In 1940, Dunn returned to Broadway for an 87-week run in the hit musical Panama Hattie with Ethel Merman, to positive reviews.
Dunn had not worked for a major studio for five years when he was called in to screen-test for the role of Johnny Nolan, the dreamy alcoholic father in the 20th Century Fox production A Tree Grows in Brooklyn (1945). Dunn had returned to Hollywood in 1944 to seek film roles but had not applied for this part for fear of another rejection. However, a friend, actress and dancer Gloria Grafton, urged casting directors involved in the extensive talent search to hire him.
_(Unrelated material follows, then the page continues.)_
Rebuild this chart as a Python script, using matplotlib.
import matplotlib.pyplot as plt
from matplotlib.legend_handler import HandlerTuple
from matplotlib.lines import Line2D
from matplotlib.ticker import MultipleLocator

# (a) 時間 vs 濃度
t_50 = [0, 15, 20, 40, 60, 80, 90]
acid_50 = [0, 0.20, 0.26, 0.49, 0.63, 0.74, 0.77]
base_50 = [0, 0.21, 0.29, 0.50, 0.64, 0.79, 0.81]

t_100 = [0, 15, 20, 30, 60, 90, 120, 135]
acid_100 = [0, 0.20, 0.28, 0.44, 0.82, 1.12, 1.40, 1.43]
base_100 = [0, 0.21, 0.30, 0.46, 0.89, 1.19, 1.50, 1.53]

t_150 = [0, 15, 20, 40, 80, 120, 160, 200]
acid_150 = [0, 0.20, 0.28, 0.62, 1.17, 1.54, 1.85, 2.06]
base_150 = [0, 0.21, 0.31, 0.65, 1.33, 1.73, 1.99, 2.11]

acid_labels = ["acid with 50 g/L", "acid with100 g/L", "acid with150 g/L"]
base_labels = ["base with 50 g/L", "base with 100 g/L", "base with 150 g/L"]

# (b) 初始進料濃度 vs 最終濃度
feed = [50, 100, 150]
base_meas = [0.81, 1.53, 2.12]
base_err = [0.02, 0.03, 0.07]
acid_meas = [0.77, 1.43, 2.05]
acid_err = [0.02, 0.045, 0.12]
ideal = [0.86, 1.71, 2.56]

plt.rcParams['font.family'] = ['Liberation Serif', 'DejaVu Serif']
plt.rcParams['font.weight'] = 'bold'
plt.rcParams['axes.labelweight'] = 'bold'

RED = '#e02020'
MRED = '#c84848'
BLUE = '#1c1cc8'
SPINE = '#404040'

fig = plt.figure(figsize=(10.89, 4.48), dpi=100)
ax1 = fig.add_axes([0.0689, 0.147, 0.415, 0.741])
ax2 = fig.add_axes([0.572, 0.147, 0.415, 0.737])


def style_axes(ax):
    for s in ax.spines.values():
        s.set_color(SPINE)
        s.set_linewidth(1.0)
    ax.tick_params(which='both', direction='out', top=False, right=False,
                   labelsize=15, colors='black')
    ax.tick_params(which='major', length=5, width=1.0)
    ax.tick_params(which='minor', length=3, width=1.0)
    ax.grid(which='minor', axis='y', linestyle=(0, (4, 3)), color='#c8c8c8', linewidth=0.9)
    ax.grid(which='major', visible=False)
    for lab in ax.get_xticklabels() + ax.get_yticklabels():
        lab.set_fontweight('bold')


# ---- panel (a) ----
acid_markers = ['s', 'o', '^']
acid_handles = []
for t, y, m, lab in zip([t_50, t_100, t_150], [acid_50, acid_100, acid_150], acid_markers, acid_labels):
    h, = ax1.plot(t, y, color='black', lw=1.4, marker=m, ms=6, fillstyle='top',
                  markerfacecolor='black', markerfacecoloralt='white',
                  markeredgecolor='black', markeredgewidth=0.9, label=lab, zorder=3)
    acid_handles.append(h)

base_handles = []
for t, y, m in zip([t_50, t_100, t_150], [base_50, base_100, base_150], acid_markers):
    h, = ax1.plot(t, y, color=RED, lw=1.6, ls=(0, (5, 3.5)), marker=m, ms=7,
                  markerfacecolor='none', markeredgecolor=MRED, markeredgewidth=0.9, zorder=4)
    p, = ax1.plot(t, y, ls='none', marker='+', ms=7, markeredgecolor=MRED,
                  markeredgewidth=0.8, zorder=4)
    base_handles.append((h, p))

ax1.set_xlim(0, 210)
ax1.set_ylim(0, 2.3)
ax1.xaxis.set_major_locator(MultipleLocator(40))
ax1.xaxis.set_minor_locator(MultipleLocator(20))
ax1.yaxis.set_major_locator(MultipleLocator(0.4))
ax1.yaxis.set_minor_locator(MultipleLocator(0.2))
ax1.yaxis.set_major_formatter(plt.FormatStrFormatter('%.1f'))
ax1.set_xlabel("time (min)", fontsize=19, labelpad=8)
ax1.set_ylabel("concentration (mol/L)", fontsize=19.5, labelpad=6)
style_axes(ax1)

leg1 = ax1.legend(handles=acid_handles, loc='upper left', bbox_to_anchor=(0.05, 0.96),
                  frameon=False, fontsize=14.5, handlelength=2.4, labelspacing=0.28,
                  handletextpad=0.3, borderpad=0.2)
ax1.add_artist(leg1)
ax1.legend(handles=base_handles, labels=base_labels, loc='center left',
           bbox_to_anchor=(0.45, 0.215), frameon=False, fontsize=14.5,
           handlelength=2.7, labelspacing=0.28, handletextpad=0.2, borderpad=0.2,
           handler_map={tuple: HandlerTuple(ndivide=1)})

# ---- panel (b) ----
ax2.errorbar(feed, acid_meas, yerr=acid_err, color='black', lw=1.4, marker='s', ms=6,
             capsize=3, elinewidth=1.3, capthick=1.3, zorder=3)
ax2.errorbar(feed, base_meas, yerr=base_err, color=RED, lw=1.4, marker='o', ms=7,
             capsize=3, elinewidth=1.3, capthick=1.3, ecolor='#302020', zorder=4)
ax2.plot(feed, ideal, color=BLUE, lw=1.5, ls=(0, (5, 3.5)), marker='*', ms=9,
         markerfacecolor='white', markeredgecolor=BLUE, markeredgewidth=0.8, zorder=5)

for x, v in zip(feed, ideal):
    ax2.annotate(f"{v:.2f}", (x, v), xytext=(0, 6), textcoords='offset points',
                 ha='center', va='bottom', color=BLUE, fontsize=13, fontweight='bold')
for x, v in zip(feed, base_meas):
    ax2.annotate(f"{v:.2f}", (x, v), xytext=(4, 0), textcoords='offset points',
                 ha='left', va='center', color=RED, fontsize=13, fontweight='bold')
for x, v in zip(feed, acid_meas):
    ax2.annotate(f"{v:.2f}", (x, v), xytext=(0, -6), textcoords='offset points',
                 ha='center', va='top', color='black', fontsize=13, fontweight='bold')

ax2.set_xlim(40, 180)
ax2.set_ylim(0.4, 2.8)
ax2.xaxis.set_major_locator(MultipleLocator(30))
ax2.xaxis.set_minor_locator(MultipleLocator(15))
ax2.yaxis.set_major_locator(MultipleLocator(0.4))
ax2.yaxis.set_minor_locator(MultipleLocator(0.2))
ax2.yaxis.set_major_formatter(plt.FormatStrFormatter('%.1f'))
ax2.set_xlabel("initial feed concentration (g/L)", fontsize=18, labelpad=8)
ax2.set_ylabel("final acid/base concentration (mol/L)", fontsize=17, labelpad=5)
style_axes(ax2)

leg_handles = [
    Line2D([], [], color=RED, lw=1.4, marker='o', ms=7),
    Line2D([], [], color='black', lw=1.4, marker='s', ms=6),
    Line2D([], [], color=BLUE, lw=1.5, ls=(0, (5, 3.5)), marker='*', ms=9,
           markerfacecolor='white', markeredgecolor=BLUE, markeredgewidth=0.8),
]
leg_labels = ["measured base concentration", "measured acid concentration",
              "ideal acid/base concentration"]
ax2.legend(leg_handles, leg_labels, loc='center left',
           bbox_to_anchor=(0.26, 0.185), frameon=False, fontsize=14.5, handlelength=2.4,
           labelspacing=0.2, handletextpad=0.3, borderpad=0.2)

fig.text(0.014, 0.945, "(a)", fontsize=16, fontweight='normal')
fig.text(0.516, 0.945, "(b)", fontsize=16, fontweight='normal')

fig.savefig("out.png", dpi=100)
Director Elia Kazan said he chose Dunn for the role because drinking had impacted the actor's career, and because he saw "a trace of pain in Dunn's face that indicated he had 'failed the test of life' and [Kazan] wanted to bring that 'pain' to the screen". Dunn reportedly drew from his own experiences for his characterization.
Critics widely hailed Dunn's performance as his "finest". The Pittsburgh Sun-Telegraph wrote: "Mr. Dunn's Johnny Nolan has the mark of greatness about it, and he has never done before, nor ever will again, anything of more sublime conviction". Bosley Crowther of The New York Times commended the strong screen chemistry achieved by Dunn and Peggy Ann Garner, who played his daughter Francie:
At the 18th Academy Awards ceremony, Dunn won the Academy Award for Best Supporting Actor for his performance.
Winning the Oscar, however, did not revive his film prospects, and acting jobs were slow in coming. He returned to the role of an alcoholic father in Killer McCoy (1947) opposite Mickey Rooney, to complimentary reviews. His last film performance for nearly a decade was in the short film A Wonderful Life (1951), produced for the Christian film industry. Dunn appeared in four films in the 1960s, including another role as an alcoholic in The Bramble Bush (1960).
Television career
In 1949, Dunn pursued a new direction as a character actor on television. He guest-starred in dozens of episodes of popular television series in the 1950s through mid-1960s, including Bonanza, Rawhide, Route 66, Ben Casey, and The Virginian. He had a regular role in the popular sitcom It's a Great Life, which aired 78 episodes from 1954 to 1956. Dunn played Earl Morgan, the deadbeat brother-in-law of the main character, Amy Morgan (Frances Bavier), who was always concocting get-rich-quick schemes to interest Amy's tenants, Steve Connors (William Bishop) and Denny Davis (Michael O'Shea). The three male comedians had good rapport and often ad-libbed their lines. The role required Dunn to play slapstick, which he had only done previously on stage.
In 1962, Dunn played a clown in full makeup and costume in an episode of Follow the Sun, and sang "On the Good Ship Lollipop" from his 1934 film Bright Eyes. In 1963 he played the character of P. J. Cunningham, the manager-driver for a music band led by Bobby Rydell, in the unsold Desilu half-hour television pilot Swingin' Together.